Isotope shifts

The transition frequency shift of an isotope \(A^\prime\) compared to an isotope \(A\) can be written as

\[\delta \nu_{AA^\prime} = (K_\mathrm{NMS} + K_\mathrm{SMS})(\frac{1}{A}-\frac{1}{A^\prime}) + K_\mathrm{FS} \delta \langle r^2 \rangle^{AA^\prime},\]

where \(A\) and \(A^\prime\) are mass numbers of the two isotopes and \(\langle r^2 \rangle\) is the mean-square nuclear radius. The first term on the right represents the mass shift and the second term represents the field shift. The mass shift consists of two parts: a normal mass shift (NMS) and a specific mass shift (SMS). For more detail, see references below [1][2].

Normal mass shift

The normal mass shift coefficient is given by

\[K_\mathrm{NMS} = \frac{\nu_\mathrm{expt}}{1822.888},\]

where \(\nu_\mathrm{expt}\) is the experimental frequency and the factor \(1/1822.888\) is the electron mass expressed in atomic mass unit.

Field shift

We use the finite-field method to calculate field shift coefficients, in which the initial Hamiltonian is modified with an arbitrary perturbation coefficient \(\lambda\):

\[H\rightarrow H_\lambda = H + \lambda H_\textrm{FS},\]

where the field shift operator \(H_\textrm{FS}\) modifies the Coulomb potential inside the nucleus. Here, the coefficient \(\lambda\) has to be chosen to be sufficiently large enough to make the effect of the field shift significantly larger than the numerical uncertainty of the calculations, while also small enough to keep the change in the energy linear with \(\lambda\). Typically \(\lambda=0.01\) meets both criteria. The energy eigenvalues \(E\) are obtained by diagonalizing \(H_\lambda\), and then the field shift coefficient \(K_\mathrm{FS}\) are found as

\[K_\mathrm{FS} = \frac{5}{6R^2} \frac{\partial E}{\partial \lambda}.\]

The conversion factor from atomic units to SI units used for the coefficient \(K_\mathrm{FS}\) is \(1\,\mathrm{a.u.}=2.3497\times 10^{-3}\, \mathrm{GHz/fm}^2\).

Specific mass shift

The finite-field approach is also used to calculate the specific mass shift, in which the initial Hamiltonian is modified with the SMS operator:

\[H\rightarrow H_\lambda = H + \lambda H_\textrm{SMS}.\]

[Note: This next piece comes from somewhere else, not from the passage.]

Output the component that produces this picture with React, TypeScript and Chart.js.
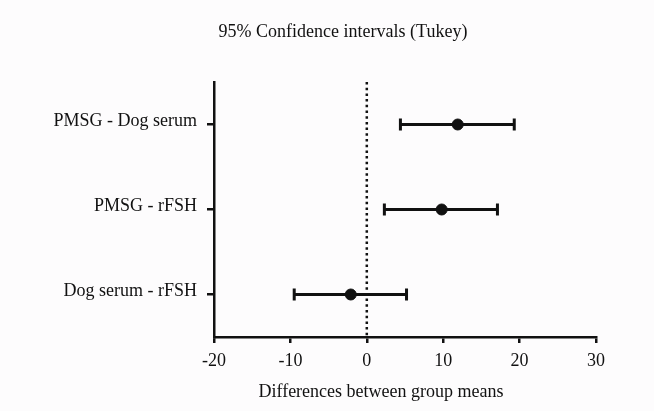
import React, { useEffect, useRef } from "react";
import { Chart, registerables } from "chart.js";

Chart.register(...registerables);

const chartTitle = "95% Confidence intervals (Tukey)";
const xAxisTitle = "Differences between group means";
const categories = ["PMSG - Dog serum", "PMSG - rFSH", "Dog serum - rFSH"];
const means = [11.9, 9.8, -2.1];
const lowerCI = [4.4, 2.3, -9.5];
const upperCI = [19.3, 17.1, 5.2];
const xMin = -20;
const xMax = 30;
const xStep = 10;

const FONT = '"Liberation Serif", "DejaVu Serif", serif';
const INK = "#111111";

const rowPos = (i: number) => categories.length - i - 0.5;

export default function App() {
  const ref = useRef<HTMLCanvasElement | null>(null);

  useEffect(() => {
    if (!ref.current) return;

    const decorations = {
      id: "decorations",
      beforeDatasetsDraw(chart: any) {
        const { ctx, scales, chartArea } = chart;
        const xs = scales.x;
        const ys = scales.y;
        ctx.save();
        // dotted zero line
        ctx.strokeStyle = INK;
        ctx.lineWidth = 2.5;
        ctx.setLineDash([2.5, 3.2]);
        const x0 = xs.getPixelForValue(0);
        ctx.beginPath();
        ctx.moveTo(x0, chartArea.top);
        ctx.lineTo(x0, chartArea.bottom);
        ctx.stroke();
        ctx.setLineDash([]);
        // error bars
        ctx.lineWidth = 3;
        categories.forEach((_, i) => {
          const y = ys.getPixelForValue(rowPos(i));
          const xl = xs.getPixelForValue(lowerCI[i]);
          const xu = xs.getPixelForValue(upperCI[i]);
          ctx.beginPath();
          ctx.moveTo(xl, y);
          ctx.lineTo(xu, y);
          ctx.moveTo(xl, y - 6);
          ctx.lineTo(xl, y + 6);
          ctx.moveTo(xu, y - 6);
          ctx.lineTo(xu, y + 6);
          ctx.stroke();
        });
        ctx.restore();
      },
      afterDraw(chart: any) {
        const { ctx } = chart;
        ctx.save();
        ctx.fillStyle = INK;
        ctx.font = `18px ${FONT}`;
        ctx.textAlign = "center";
        ctx.textBaseline = "alphabetic";
        ctx.fillText(chartTitle, 343, 37);
        ctx.fillText(xAxisTitle, 381, 397);
        ctx.restore();
      },
    };

    const bg = {
      id: "bg",
      beforeDraw(chart: any) {
        const { ctx, width, height } = chart;
        ctx.save();
        ctx.fillStyle = "#fdfcfd";
        ctx.fillRect(0, 0, width, height);
        ctx.restore();
      },
    };

    const chart = new Chart(ref.current, {
      type: "scatter",
      data: {
        datasets: [
          {
            data: means.map((m, i) => ({ x: m, y: rowPos(i) })),
            backgroundColor: INK,
            borderColor: INK,
            pointRadius: 5.5,
            pointHoverRadius: 5.5,
          },
        ],
      },
      options: {
        animation: false,
        responsive: false,
        layout: { padding: { top: 82, right: 58, bottom: 0, left: 0 } },
        plugins: {
          legend: { display: false },
          title: { display: false },
          tooltip: { enabled: false },
        },
        scales: {
          x: {
            type: "linear",
            min: xMin,
            max: xMax,
            afterFit(scale: any) {
              scale.height = 74;
            },
            ticks: {
              stepSize: xStep,
              color: INK,
              font: { family: FONT, size: 18 },
              padding: 7,
            },
            grid: {
              display: true,
              drawOnChartArea: false,
              drawTicks: true,
              tickLength: 6,
              lineWidth: 2.5,
              color: INK,
            },
            border: { display: true, width: 2.5, color: INK },
          },
          y: {
            type: "linear",
            min: 0,
            max: categories.length,
            afterFit(scale: any) {
              scale.width = 214;
            },
            afterBuildTicks(scale: any) {
              scale.ticks = categories.map((_, i) => ({ value: rowPos(i) })).reverse();
            },
            ticks: {
              color: INK,
              font: { family: FONT, size: 18 },
              padding: 10,
              labelOffset: -3,
              callback: (_v: any, index: number) => categories[categories.length - 1 - index],
            },
            grid: {
              display: true,
              drawOnChartArea: false,
              drawTicks: true,
              tickLength: 7,
              lineWidth: 2.5,
              color: INK,
            },
            border: { display: true, width: 2.5, color: INK },
          },
        },
      },
      plugins: [bg, decorations],
    });

    return () => chart.destroy();
  }, []);

  return (
    <div style={{ position: "absolute", left: 0, top: 0, width: 654, height: 411 }}>
      <canvas ref={ref} width={654} height={411} />
    </div>
  );
}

The SMS coefficient is given by the corresponding derivative

\[K_\mathrm{SMS}=\partial E /\partial \lambda.\]

The conversion factor from atomic units to SI units for the coefficient \(K_\mathrm{SMS}\) is \(1\,\mathrm{a.u.}=3609.46\, \mathrm{GHz/amu}\).

Running isotope shift calculations

To run isotope-shift (IS) calculations, a few additional keys must be added to the HFD.INP, BASS.INP and CONF.INP files before running the CI procedure as usual. The relevant isotope-shift keys are:

K_is - selects the type of isotope shift to calculate
- K_is = 0 - no isotope shift
- K_is = 1 - field shift (FS)
- K_is = 2 - specific mass shift (SMS)
- K_is = 3 - normal mass shift (NMS)
- K_is = 4 - total mass shift (SMS + NMS)
C_is - scaling parameter \(\lambda\) used to evaluate IS coefficients in the finite-field method (C_is = dR_nucl/R_nucl)
Klow - lower component key

Note

For isotope shifts, it is important to recompile pbasc and pconf with arrays for 2-electron integrals set to double precision type. This can be done by setting the flag -DUSE_DP_INTEGRALS during compilation, or in the params.f90 file by changing the value of Integer, Parameter :: type2_real = sp from sp to dp. You can confirm this change in the title of the BASC.RES and CONF.RES output files, which should mention double precision for 2e integrals.

via pCI-py scripts

Isotope shift calculations can also be automated using the pCI-py scripts. They generate basis sets and performs the corresponding CI calculations at different values of \(\lambda\) to obtain \(E(\lambda=0)\), \(E(\lambda=\pm \delta \lambda)\) and \(E(\lambda=\pm 2\delta\lambda)\). The field shift coefficient is then calculated using a five-point stencil finite difference formula using these energies.

To do this, set the keys in the config.yml file. For example, we can set our field shift calculation with C_is=0.01:

optional:
    isotope_shifts:
        include: True
        K_is: 1
        C_is: 0.01